Many Americans are under the mistaken impression that they have no business reviewing financial indicators; that such information is the domain of pointy-headed economists buried in spreadsheets, charts and graphs.
You can’t figure out important financial decisions if you don’t understand where the economy is, and where it might be going. Economic indicators are key bellwethers and benchmarks that give us the lay of the land, financially speaking.
Here are seven key terms it pays to become familiar with:
Gross Domestic Product: The GDP is the financial barometer of the U.S. economy’s health, making it the most critical economic indicator on the financial landscape. GDP is comprised of four key economic criteria: consumption, investment, government purchases and net exports. With GDP down, we can expect both consumers and companies to continue to hunker down and be more conservative with resources.
Business Inventories: This monthly number shows how strong the market is for goods and products. The business inventory number is created via data accumulated from the manufacturing, merchant wholesalers and retail sectors. Economists often read the business inventory two ways: a decline in inventories may indicate consumers are in a buying mood again and the economic skies may be brightening. But a decline may also signal declining demand and continued cloudy economic skies. The U.S. Commerce Department said inventories fell by 1.1% in January, dropping for the fifth month in a row. Hello, cloudy skies.

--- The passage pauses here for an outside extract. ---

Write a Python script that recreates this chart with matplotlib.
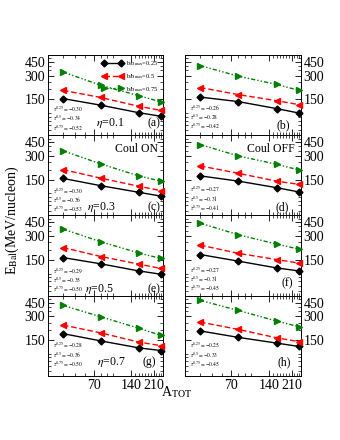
import matplotlib
matplotlib.use('Agg')
import matplotlib.pyplot as plt
from matplotlib.ticker import FixedLocator, NullFormatter, FixedFormatter

plt.rcParams['font.family'] = ['Liberation Serif', 'DejaVu Serif']
plt.rcParams['mathtext.fontset'] = 'stix'

# system sizes
a_tot = [40, 80, 160, 240]

# balance energies (MeV/nucleon) for b/bmax = 0.25, 0.5, 0.75 in each panel
e_a = [[153, 126, 101, 91], [195, 158, 122, 108], [335, 226, 167, 139]]
e_b = [[160, 140, 114, 100], [212, 172, 144, 128], [404, 296, 232, 195]]
e_c = [[155, 125, 103, 92], [201, 156, 123, 108], [350, 237, 167, 143]]
e_d = [[167, 143, 118, 104], [224, 180, 143, 130], [420, 300, 235, 199]]
e_e = [[160, 133, 108, 98], [215, 165, 132, 116], [370, 255, 183, 156]]
e_f = [[175, 144, 118, 108], [231, 181, 151, 136], [441, 313, 238, 205]]
e_g = [[181, 146, 119, 110], [233, 185, 141, 127], [416, 297, 212, 172]]
e_h = [[196, 162, 137, 124], [254, 205, 160, 143], [482, 358, 262, 222]]

panels = [e_a, e_b, e_c, e_d, e_e, e_f, e_g, e_h]
panel_tags = ['(a)', '(b)', '(c)', '(d)', '(e)', '(f)', '(g)', '(h)']
etas = ['0.1', None, '0.3', None, '0.5', None, '0.7', None]
taus = [['-0.30', '-0.34', '-0.52'], ['-0.26', '-0.28', '-0.42'],
        ['-0.30', '-0.36', '-0.53'], ['-0.27', '-0.31', '-0.41'],
        ['-0.29', '-0.35', '-0.50'], ['-0.27', '-0.31', '-0.45'],
        ['-0.28', '-0.36', '-0.50'], ['-0.25', '-0.33', '-0.45']]
b_frac = ['0.25', '0.5', '0.75']

colors = ['black', 'red', 'green']
markers = ['D', '<', '>']
styles = ['-', (0, (4, 2)), (0, (3, 1.5, 1, 1.5, 1, 1.5))]
msizes = [3.5, 5, 5]

fig = plt.figure(figsize=(3.4, 4.4), dpi=100)

col_left = [0.141, 0.544]
col_w = [0.338, 0.341]
top = 0.875
bottom = 0.1455
ph = (top - bottom) / 4

# text positions (axes fraction) per panel
eta_pos = [(0.54, 0.15), None, (0.46, 0.10), None, (0.45, 0.085), None, (0.55, 0.17), None]
tag_pos = [(0.92, 0.15), (0.845, 0.125), (0.92, 0.10), (0.84, 0.10),
           (0.92, 0.085), (0.88, 0.15), (0.88, 0.17), (0.86, 0.17)]
tau_y = [(0.33, 0.21, 0.09), (0.34, 0.225, 0.11), (0.31, 0.195, 0.08), (0.325, 0.21, 0.095),
         (0.31, 0.195, 0.08), (0.325, 0.21, 0.095), (0.38, 0.265, 0.15), (0.38, 0.265, 0.15)]

for k, data in enumerate(panels):
    row, col = divmod(k, 2)
    ax = fig.add_axes([col_left[col], top - (row + 1) * ph, col_w[col], ph])
    for j in range(3):
        ax.plot(a_tot, data[j], color=colors[j], linestyle=styles[j], marker=markers[j],
                markersize=msizes[j], linewidth=1.0, clip_on=False, zorder=3,
                label='b/b$_{\\rm max}$=' + b_frac[j])
    ax.set_xscale('log')
    ax.set_yscale('log')
    ax.set_xlim(30.4, 249)
    ax.set_ylim(52, 552)
    ax.xaxis.set_major_locator(FixedLocator([70, 140, 210]))
    ax.xaxis.set_minor_locator(FixedLocator([40, 50, 60, 80, 90, 100, 150, 160, 170, 180, 190, 200, 220, 230, 240]))
    ax.yaxis.set_major_locator(FixedLocator([150, 300, 450]))
    ax.yaxis.set_minor_locator(FixedLocator([60, 70, 80, 90, 100, 200, 250, 350, 400, 500]))
    ax.xaxis.set_minor_formatter(NullFormatter())
    ax.yaxis.set_minor_formatter(NullFormatter())
    ax.xaxis.set_major_formatter(FixedFormatter(['70', '140', '210']))
    ax.yaxis.set_major_formatter(FixedFormatter(['150', '300', '450']))
    ax.tick_params(which='both', direction='in', top=True, right=True, labelsize=10, pad=2)
    ax.tick_params(which='major', length=4, width=0.6)
    ax.tick_params(which='minor', length=2, width=0.5)
    if row < 3:
        ax.tick_params(labelbottom=False)
    if col == 1:
        ax.tick_params(labelleft=False, labelright=True)
    for sp in ax.spines.values():
        sp.set_linewidth(0.7)

    for j in range(3):
        ax.text(0.04, tau_y[k][j], '$\\tau^{' + b_frac[j] + '}=' + taus[k][j] + '$',
                transform=ax.transAxes, fontsize=4, va='center', ha='left')
    if eta_pos[k] is not None:
        ax.text(eta_pos[k][0], eta_pos[k][1], '$\\eta$=' + etas[k], transform=ax.transAxes,
                fontsize=8.5, ha='center', va='center')
    ax.text(tag_pos[k][0], tag_pos[k][1], panel_tags[k], transform=ax.transAxes,
            fontsize=8.5, ha='center', va='center')
    if k == 0:
        ax.legend(loc='upper right', frameon=False, fontsize=4.5, handlelength=3.4,
                  numpoints=2, borderaxespad=0.3, labelspacing=0.6, handletextpad=0.5)
    if k == 2:
        ax.text(0.77, 0.825, 'Coul ON', transform=ax.transAxes, fontsize=8.5, ha='center', va='center')
    if k == 3:
        ax.text(0.74, 0.825, 'Coul OFF', transform=ax.transAxes, fontsize=8.5, ha='center', va='center')

fig.text(0.035, 0.5, 'E$_{\\rm Bal}$(MeV/nucleon)', rotation=90, fontsize=10, ha='center', va='center')
fig.text(0.52, 0.108, 'A$_{\\rm TOT}$', fontsize=10, ha='center', va='center')

fig.savefig('out.png', dpi=100)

Consumer Price Index (CPI): The threat of rampant inflation is real. The CPI measures the direction of prices in a fixed basket of goods and services over a fixed period of time (i.e. monthly). Most economic indicators measure only U.S. produced goods. But the CPI also measures the price of goods produced overseas. The U.S. Bureau of Labor Statistics reports that on a seasonally adjusted basis, the CPI increased 0.4% in February and 0.3% in January. This change suggests that inflation is being kept in check for now.
Unemployment: The unemployment, or jobs number, measures the relative health of the American workforce, telling us the percentage of U.S. workers unemployed as measured by a household survey of 60,000 U.S. households. This number also measures demographic changes in the jobs picture, such as how many men and how many women are unemployed, or how many jobs were lost in various parts of the country. The jobs number also measures the average work week, hourly earnings and jobless data on skilled and unskilled workers.
Economists use payroll jobs data to predict other economic indicators. For example, there is a strong correlation between construction payroll figures and housing starts, manufacturing and industrial production activity, total payroll and personal income.